LEGO is a compiler-like framework developed by MIT researchers that automatically generates synthesizable hardware (RTL) for custom AI accelerators. It takes high-level descriptions of tensor workloads, such as those in modern AI models, and produces a complete hardware design without relying on pre-written templates, effectively treating hardware creation as a compilation process.
What makes LEGO different from traditional AI hardware design methods?
Unlike existing flows that either analyze dataflows without producing hardware or use rigid, hand-tuned templates, LEGO is completely template-free. This allows it to generate both the architecture and the hardware code for any dataflow or combination of dataflows, making it highly adaptable to modern workloads that dynamically switch between different operations.
How does hardware generated by LEGO perform compared to existing solutions?
When evaluated against Gemmini, a leading open-source generator, hardware designed by LEGO showed significant improvements under matched resource conditions. On average, LEGO’s designs achieved a 3.2x speedup and were 2.4x more energy-efficient, showcasing its ability to create highly optimized, application-specific accelerators.
What are the key stages of the LEGO hardware generation process?

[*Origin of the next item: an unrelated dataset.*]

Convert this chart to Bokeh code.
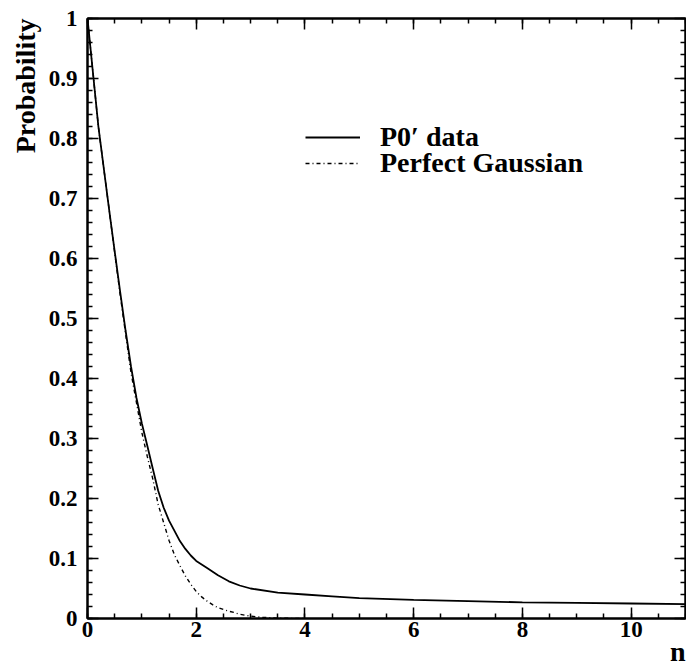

The process involves three main stages: Deconstruct, Architect, and Compile & Optimize. It starts by representing tensor operations in a mathematical affine format, then synthesizes the hardware’s interconnects and memory layout to maximize data reuse, and finally uses linear programming and graph optimizations to minimize the final design’s area and power consumption.